協会設立に先立つこと2年、1834年にはギャツラフ夫人がマカオで塾を開いていた。後に有名になる容〓は7歳で父親に連れられてこの塾に入った。容〓を含め、生徒は少なく、乞食だった少年一名を含むなど、いずれも貧しい家庭の子供だったようである。1939年に入り中英関係が緊張したため、塾は閉鎖、11月に独立したモリソン記念学校(馬礼遜学堂)が歴史の舞台に登場する。校長兼教師を務めたのは、アメリカ人宣教師ブラウン(Samuel Robbins Brown)。開学当初、学生は6名であった(塾の学生も復学)。ブラウンは後に来日、新約聖書の翻訳に精力を傾け、ブラウン塾を開いている。(ブラウン塾は1877年・明治10年に東京築地に移り、「東京一致神学校」となり、やがて白金の「明治学院」へとつながっていった)
アヘン戦争でイギリスが勝利した後、南京条約により香港島がイギリスに永久割譲されたことから、モリソン記念学校は1842年11月、マカオから香港に移る。学校と共に移った学生は11名、1844年には32名に増えていたらしい。学生はその学習レベルによって、四つのクラスに分けられ、授業は中文科と、英文科があった。

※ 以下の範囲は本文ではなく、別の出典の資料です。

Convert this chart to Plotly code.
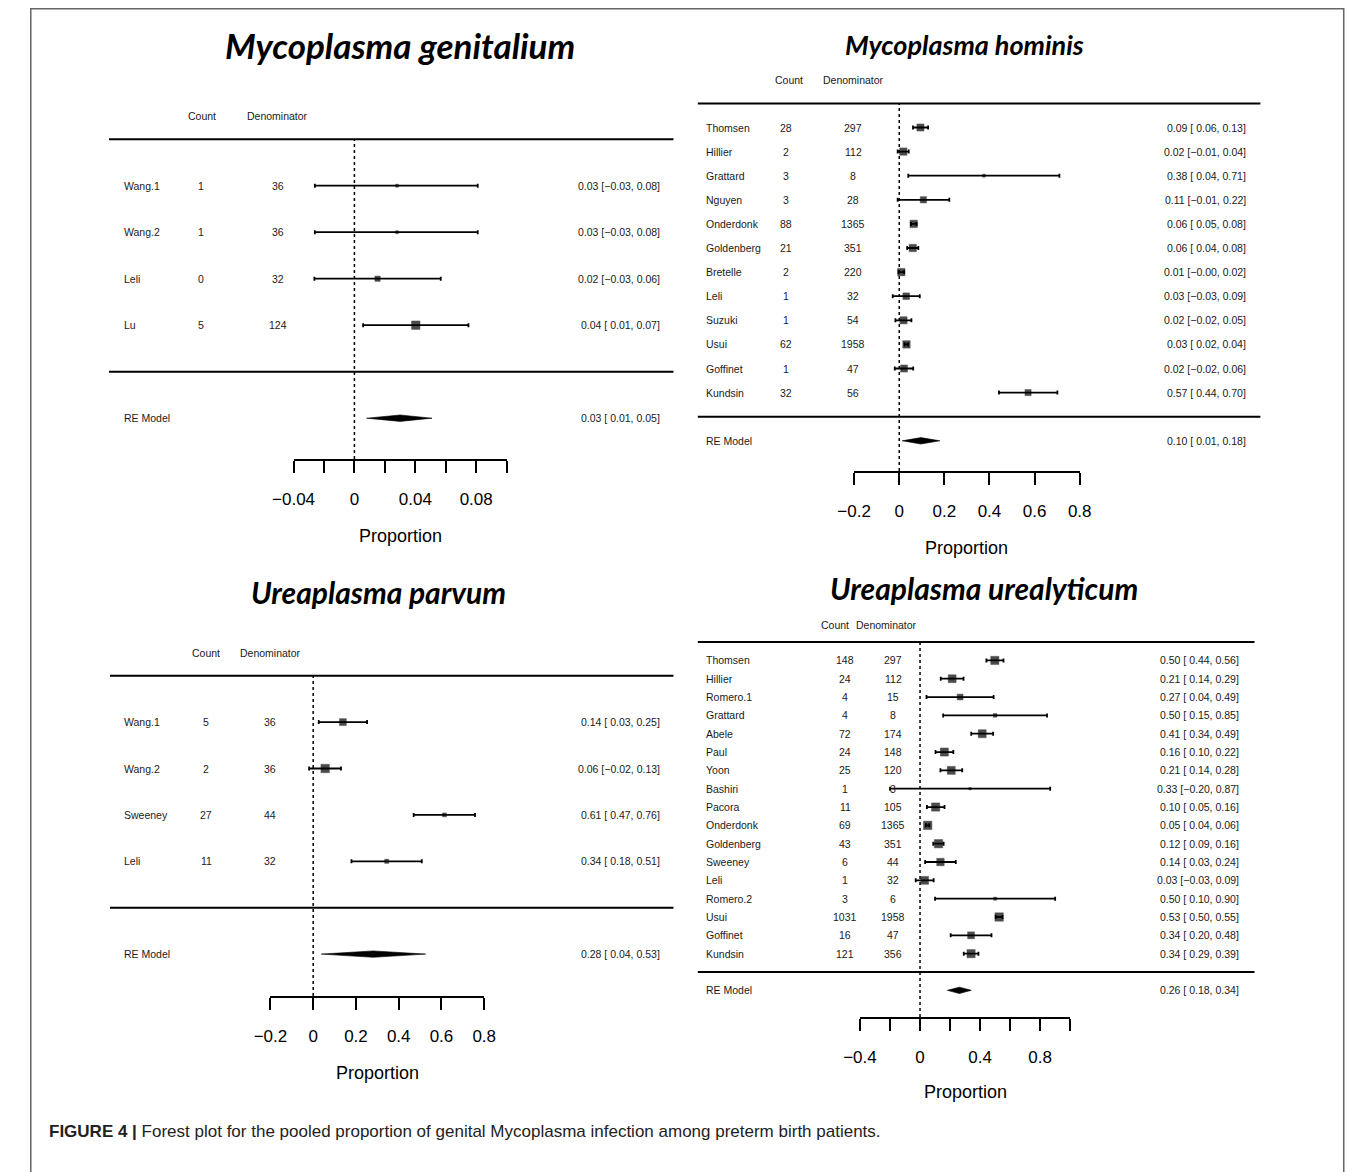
import plotly.graph_objects as go

W, H = 1357, 1172
OFF = 8  # the page body margin shifts the figure by 8 px; positions below are screen pixels
FONT = "Liberation Sans, Arial, Helvetica, sans-serif"
TITLE_FONT = "Lato, Open Sans, sans-serif"
INK = "#000000"
TXT = "#1a1a1a"

# ---------------- data ----------------
# Mycoplasma genitalium
mg_study = ["Wang.1", "Wang.2", "Leli", "Lu"]
mg_count = [1, 1, 0, 5]
mg_denom = [36, 36, 32, 124]
mg_est = [0.028, 0.028, 0.0152, 0.0403]
mg_lb = [-0.026, -0.026, -0.0263, 0.0057]
mg_ub = [0.081, 0.081, 0.0567, 0.0749]
mg_weight = [16.2, 16.2, 27.0, 40.6]
mg_re = [0.030, 0.008, 0.051]
mg_ticks = [-0.04, -0.02, 0, 0.02, 0.04, 0.06, 0.08, 0.10]
mg_ticklabels = ["\u22120.04", "", "0", "", "0.04", "", "0.08", ""]

# Mycoplasma hominis
mh_study = ["Thomsen", "Hillier", "Grattard", "Nguyen", "Onderdonk", "Goldenberg",
            "Bretelle", "Leli", "Suzuki", "Usui", "Goffinet", "Kundsin"]
mh_count = [28, 2, 3, 3, 88, 21, 2, 1, 1, 62, 1, 32]
mh_denom = [297, 112, 8, 28, 1365, 351, 220, 32, 54, 1958, 47, 56]
mh_est = [0.094, 0.018, 0.3752, 0.107, 0.064, 0.060, 0.009, 0.031, 0.019, 0.032, 0.021, 0.571]
mh_lb = [0.061, -0.007, 0.040, -0.007, 0.052, 0.0352, -0.003, -0.029, -0.017, 0.024, -0.020, 0.442]
mh_ub = [0.128, 0.042, 0.710, 0.222, 0.077, 0.0845, 0.022, 0.091, 0.054, 0.039, 0.062, 0.701]
mh_weight = [8.9, 9.2, 2.4, 7.6, 9.4, 9.3, 9.4, 8.2, 9.0, 9.4, 8.8, 7.4]
mh_re = [0.096, 0.013, 0.180]
mh_ticks = [-0.2, 0, 0.2, 0.4, 0.6, 0.8]
mh_ticklabels = ["\u22120.2", "0", "0.2", "0.4", "0.6", "0.8"]

# Ureaplasma parvum
up_study = ["Wang.1", "Wang.2", "Sweeney", "Leli"]
up_count = [5, 2, 27, 11]
up_denom = [36, 36, 44, 32]
up_est = [0.139, 0.056, 0.614, 0.344]
up_lb = [0.026, -0.019, 0.470, 0.179]
up_ub = [0.252, 0.130, 0.757, 0.508]
up_weight = [27.5, 31.0, 20.5, 21.0]
up_re = [0.281, 0.038, 0.526]
up_ticks = [-0.2, 0, 0.2, 0.4, 0.6, 0.8]
up_ticklabels = ["\u22120.2", "0", "0.2", "0.4", "0.6", "0.8"]

# Ureaplasma urealyticum
uu_study = ["Thomsen", "Hillier", "Romero.1", "Grattard", "Abele", "Paul", "Yoon", "Bashiri",
            "Pacora", "Onderdonk", "Goldenberg", "Sweeney", "Leli", "Romero.2", "Usui",
            "Goffinet", "Kundsin"]
uu_count = [148, 24, 4, 4, 72, 24, 25, 1, 11, 69, 43, 6, 1, 3, 1031, 16, 121]
uu_denom = [297, 112, 15, 8, 174, 148, 120, 3, 105, 1365, 351, 44, 32, 6, 1958, 47, 356]
uu_est = [0.498, 0.214, 0.267, 0.500, 0.414, 0.162, 0.208, 0.333, 0.104, 0.051, 0.123,
          0.136, 0.031, 0.500, 0.527, 0.340, 0.340]
uu_lb = [0.442, 0.138, 0.043, 0.154, 0.341, 0.103, 0.136, -0.200, 0.046, 0.039, 0.088,
         0.034, -0.029, 0.100, 0.504, 0.204, 0.291]
uu_ub = [0.556, 0.290, 0.490, 0.846, 0.487, 0.222, 0.281, 0.867, 0.163, 0.062, 0.157,
         0.238, 0.091, 0.900, 0.549, 0.476, 0.389]
uu_weight = [6.6, 6.3, 4.4, 2.4, 6.4, 6.5, 6.4, 1.2, 6.6, 6.8, 6.7, 5.9, 6.3, 1.8, 6.8, 5.4, 6.6]
uu_re = [0.262, 0.182, 0.342]
uu_ticks = [-0.4, -0.2, 0, 0.2, 0.4, 0.6, 0.8, 1.0]
uu_ticklabels = ["\u22120.4", "", "0", "", "0.4", "", "0.8", ""]

# ---------------- layout (pixel geometry of each panel) ----------------
panels = [
    dict(title="Mycoplasma genitalium", title_px=(388, 45), title_size=35,
         study=mg_study, count=mg_count, denom=mg_denom, est=mg_est, lb=mg_lb, ub=mg_ub,
         weight=mg_weight, re=mg_re, ticks=mg_ticks, ticklabels=mg_ticklabels,
         axis_px=(278.3, 496.9), axis_y=459, row0=371.7, step=46.5, header_row=5.5,
         line_px=(89, 668), name_x=102.6, count_x=183.5, denom_x=262.5, ci_x=656.4,
         count_h=(184, "center"), denom_h=(262, "center"), prop_y=536, size_range=(3, 8.5)),
    dict(title="Mycoplasma hominis", title_px=(967, 45), title_size=27,
         study=mh_study, count=mh_count, denom=mh_denom, est=mh_est, lb=mh_lb, ub=mh_ub,
         weight=mh_weight, re=mh_re, ticks=mh_ticks, ticklabels=mh_ticklabels,
         axis_px=(853.3, 1084.7), axis_y=471, row0=416.7, step=24.1, header_row=13.97,
         line_px=(693, 1270), name_x=699.4, count_x=783.3, denom_x=852.5, ci_x=1257.3,
         count_h=(787, "center"), denom_h=(853, "center"), prop_y=548, size_range=(3, 7.5)),
    dict(title="Ureaplasma parvum", title_px=(365, 592), title_size=30,
         study=up_study, count=up_count, denom=up_denom, est=up_est, lb=up_lb, ub=up_ub,
         weight=up_weight, re=up_re, ticks=up_ticks, ticklabels=up_ticklabels,
         axis_px=(254.6, 473.9), axis_y=996, row0=907.7, step=46.4, header_row=5.5,
         line_px=(90, 668), name_x=102.6, count_x=188.7, denom_x=254.6, ci_x=656.4,
         count_h=(189, "center"), denom_h=(255, "center"), prop_y=1072.7, size_range=(4, 8.5)),
    dict(title="Ureaplasma urealyticum", title_px=(987, 588), title_size=30,
         study=uu_study, count=uu_count, denom=uu_denom, est=uu_est, lb=uu_lb, ub=uu_ub,
         weight=uu_weight, re=uu_re, ticks=uu_ticks, ticklabels=uu_ticklabels,
         axis_px=(859.3, 1074.9), axis_y=1017, row0=972.0, step=18.33, header_row=18.93,
         line_px=(693, 1264), name_x=699.4, count_x=844.3, denom_x=893.2, ci_x=1250.6,
         count_h=(850, "right"), denom_h=(853, "left"), prop_y=1092, size_range=(2.5, 8.5)),
]


def pxx(px):
    return (px - OFF) / W


def pxy(py):
    return 1 - (py - OFF) / H


def fmt_ci(e, l, u):
    return f"{e:.2f} [{l:5.2f}, {u:.2f}]".replace("-", "\u2212")


fig = go.Figure()
annotations = []
shapes = []
layout_axes = {}
ROW_FS = 10.5

for i, p in enumerate(panels, start=1):
    s = "" if i == 1 else str(i)
    xa, ya = "x" + s, "y" + s
    k = len(p["study"])
    rows = list(range(k, 0, -1))
    lo, hi = p["ticks"][0], p["ticks"][-1]
    a, b = p["axis_px"]
    top_px = p["row0"] - (p["header_row"] + 1.0) * p["step"]
    r_bot = (p["row0"] - p["axis_y"]) / p["step"]
    r_top = (p["row0"] - top_px) / p["step"]

    layout_axes["xaxis" + s] = dict(
        domain=[pxx(a), pxx(b)], range=[lo, hi], anchor=ya,
        showline=True, linecolor=INK, linewidth=2,
        ticks="outside", ticklen=12, tickwidth=2, tickcolor=INK,
        tickmode="array", tickvals=p["ticks"], ticktext=p["ticklabels"],
        tickfont=dict(size=17, family=FONT, color=INK), ticklabelstandoff=12,
        showgrid=False, zeroline=False, fixedrange=True)
    layout_axes["yaxis" + s] = dict(
        domain=[pxy(p["axis_y"]), pxy(top_px)], range=[r_bot, r_top],
        visible=False, fixedrange=True)

    # marker sizes from study weights
    wmin, wmax = min(p["weight"]), max(p["weight"])
    smin, smax = p["size_range"]
    sizes = [smin + (w - wmin) / (wmax - wmin) * (smax - smin) for w in p["weight"]]

    fig.add_trace(go.Scatter(
        x=p["est"], y=rows, xaxis=xa, yaxis=ya, mode="markers",
        marker=dict(symbol="square", size=sizes, color=INK, line=dict(width=0.4, color=INK)),
        error_x=dict(type="data", symmetric=False,
                     array=[u - e for e, u in zip(p["est"], p["ub"])],
                     arrayminus=[e - l for e, l in zip(p["est"], p["lb"])],
                     width=2, thickness=1.8, color=INK),
        cliponaxis=False, hoverinfo="skip", showlegend=False))

    # RE diamond
    e, l, u = p["re"]
    h = 3.2 / p["step"]
    fig.add_trace(go.Scatter(
        x=[l, e, u, e, l], y=[-1, -1 + h, -1, -1 - h, -1], xaxis=xa, yaxis=ya,
        mode="lines", fill="toself", fillcolor=INK, line=dict(color=INK, width=0.6),
        hoverinfo="skip", showlegend=False))

    # top and bottom rules
    for yv in (k + 1, 0):
        shapes.append(dict(type="line", xref="paper", yref=ya,
                           x0=pxx(p["line_px"][0]), x1=pxx(p["line_px"][1]), y0=yv, y1=yv,
                           line=dict(color=INK, width=2)))
    # dotted reference line at 0
    shapes.append(dict(type="line", xref=xa, yref=ya, x0=0, x1=0, y0=r_bot, y1=k + 1,
                       line=dict(color=INK, width=1.5, dash="dot")))

    def ann(text, xpx, yv, anchor, size=ROW_FS, yref=ya):
        annotations.append(dict(text=text, x=pxx(xpx), y=yv, xref="paper", yref=yref,
                                xanchor=anchor, yanchor="middle", showarrow=False,
                                font=dict(family=FONT, size=size, color=TXT)))

    for r, name, c, d, ee, ll, uu in zip(rows, p["study"], p["count"], p["denom"],
                                          p["est"], p["lb"], p["ub"]):
        ann(name, p["name_x"], r, "left")
        ann(str(c), p["count_x"], r, "center")
        ann(str(d), p["denom_x"], r, "center")
        ann(fmt_ci(ee, ll, uu), p["ci_x"], r, "right")
    ann("RE Model", p["name_x"], -1, "left")
    ann(fmt_ci(e, l, u), p["ci_x"], -1, "right")
    ann("Count", p["count_h"][0], p["header_row"], p["count_h"][1])
    ann("Denominator", p["denom_h"][0], p["header_row"], p["denom_h"][1])

    # axis title
    annotations.append(dict(text="Proportion", x=pxx((a + b) / 2), y=pxy(p["prop_y"]),
                            xref="paper", yref="paper", xanchor="center", yanchor="middle",
                            showarrow=False, font=dict(family=FONT, size=18, color=INK)))
    # panel title
    tx, ty = p["title_px"]
    annotations.append(dict(text="<b><i>" + p["title"] + "</i></b>", x=pxx(tx), y=pxy(ty),
                            xref="paper", yref="paper", xanchor="center", yanchor="middle",
                            showarrow=False,
                            font=dict(family=TITLE_FONT, size=p["title_size"], color="#000000")))

# caption
annotations.append(dict(
    text="<b>FIGURE 4 |</b> Forest plot for the pooled proportion of genital Mycoplasma "
         "infection among preterm birth patients.",
    x=pxx(25), y=pxy(1131), xref="paper", yref="paper", xanchor="left", yanchor="middle",
    showarrow=False, font=dict(family=FONT, size=17, color="#222222")))

# frame
shapes.append(dict(type="rect", xref="paper", yref="paper",
                   x0=pxx(8.8), x1=pxx(1355.5), y0=-0.02, y1=pxy(8.8),
                   line=dict(color="#666666", width=1.5), fillcolor="rgba(0,0,0,0)"))

fig.update_layout(width=W, height=H, margin=dict(l=0, r=0, t=0, b=0),
                  paper_bgcolor="white", plot_bgcolor="white", showlegend=False,
                  font=dict(family=FONT, color=INK),
                  annotations=annotations, shapes=shapes, **layout_axes)

fig.write_html("out.html")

中文科の授業は中国人が担当し、教科には「四書」「易経」「詩経」「書経」等があり、英語の授業はイギリス人かアメリカ人が担当し、教科には「天文学」「歴史」「地理」「算術」「代数」「幾何」「初等機械学」「生理学」「化学」「音楽「作文」等があったという。
モリソン記念学校は中国近代で最も早く留学生をアメリカに送ったことでも知られている。実際には留学生を送ったのではなく、校長のブラウンが妻の病気の為に帰国することになった際、中国人学生にアメリカ文化への認識を深めさせようと、香港のキリスト教教会に要請して二年分の奨学金を得て、容〓と黄寛、黄勝の三名の中国人学生を伴い帰国したものである。ブラウンが1847年に帰国、1850年にモリソン記念学校は閉校となった。ブラウンは、三人をマサチューセッツ州の高校で学ばせ、大学入学の準備をさせた。これが中国人初のアメリカ留学生となった。
この内、黄勝は病気で一年後に帰国したが、香港で印刷を学び英華書院で印刷の監督、編集、翻訳、通訳で活躍した。後に香港の主要紙となる『中外新報』(香港初の完全中国語紙、1858年創刊)、『華字日報』(1872年)を創刊、更に中華印務総局を創設するなど、香港ジャーナリズムの礎を築いた。一時は上海同文館で教授として教鞭をとったこともあり、容〓らの依頼を受けて、第二陣の児童留学生30名を送り込んでもいる。
黄寛は宣教師のすすめで、イギリスのエディンバラ大学に入学、医学の博士号を取得後帰国、広州の病院で医師として働き、西洋医学教育に従事した。